What is this Coping thing, exactly?
First off, let me just tell you that somehow I don't think staying up until 10:30 watching fireworks has had a positive effect on my family today. We are all tired and cranky and the boys have tried to kill each other all day. I am not even kidding - I have had to actually separate their intertwined bodies punching, kicking and twisting all damn day. We'd be going along decently (which is relative, I'm sure) and then one would say something to the other and suddenly it's WWF Smackdown, without the bleached hair and the bulging, steroid enhanced speedos. (Okay, maybe a little bit of bleached hair, they've been at the pool a lot.)
Anyway, I've been especially unable to deal with them today, and really have been that way since I got back into town on Wednesday. It's like I somehow thought that while I was gone they would miss me and therefore magically turn into well behaved children who say please and thank you and eat their peas without nagging. When the reality is they got their schedules turned upside down and sideways, and therefore the whining had reached a maximum pitch about the time that I returned, and has pretty much stayed at that level since.
I spent Friday cleaning the house, and sifting through closets and boxes, making piles of clothes to donate, trash, or hand down. I had taken them to daycamp even though both my husband and I were off work for the official employee holiday. That time should have given me a chance to gather myself, do some laundry, clean up, get organized, and feel at least a little bit in control, but it didn't work. I am completely unable to deal with my kids right now. And not only does that thought freak me out, I have no idea what to do about it.
I'm not sure when I stopped coping this round, but I think it was probably when school got out, and after we went to Alabama for Memorial Day weekend and came back with a truckload of stuff we now don't know what to do with. I had finally gotten into a groove with my new job, the boys activities were many but manageable, and I was working out regularly again. All that went out the window with the end of the school year and the transition to day camp.
I realized today that my dining room has become a depository of crap that I don't want to deal with. Same thing with the guest room, which is usually my haven, and my sewing room. You can't even get in 3 feet past the doorway without having to push a box of a pile of something out of the way. The garage had been just as bad, mostly full of aforementioned furniture and boxes, but I finally got that down to a more manageable space, at least enough that I can park my car in the garage. But it wasn't enough. I can't stand to go out there, I can't stand to walk past the dining room, I can't stand to shove my way past the crap in the guest room in order to water the poor ficus that sits in the window. But I can't bring myself to go in there and fix it, either.
I can't put my finger on why I'm so angry with my kids.
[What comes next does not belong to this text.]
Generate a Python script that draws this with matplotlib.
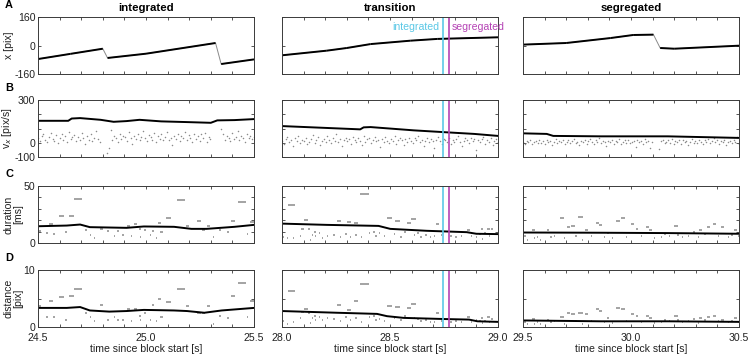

I'm not sure why all I want to do is lay on the couch with the laptop warming my thighs and shop for ridiculous things on Overstock.com that I will never buy, instead of getting my ass in gear and emptying the dishwasher while I have a few minutes. And then, I don't know why I haven't been able to post here either, at this blog that has been the Keeper of my Crazy for the last four years. I visit the Typepad Compose Window all the time, and yet when I get there the cursor just blinks and I have nothing to say, nor the energy to figure out how to say it. I don't know why I feel like this blog nags me to write something although I have no desire to do so, and why the doorway in my brain that opens that cathartic journaling comfort that I seem to be craving is blocked with clean piles of 4T pants and shirts and giant Space Bags full of comforters that are open and spilling out onto the carpet.
cope
[kohp] Show IPA verb, coped, cop⋅ing.
–verb (used without object)
| 1. | to struggle or deal, esp. on fairly even terms or with some degree of success (usually fol. by with): I will try to cope with his rudeness. |
| 2. | to face and deal with responsibilities, problems, or difficulties, esp. successfully or in a calm or adequate manner: After his breakdown he couldn't cope any longer. |
I don't know what happens next. I don't know how long I have to go before some sort of reflex kicks in and I drag my ass back up again. But right this second I have to go separate the warmongers (again), so I guess it will have to wait.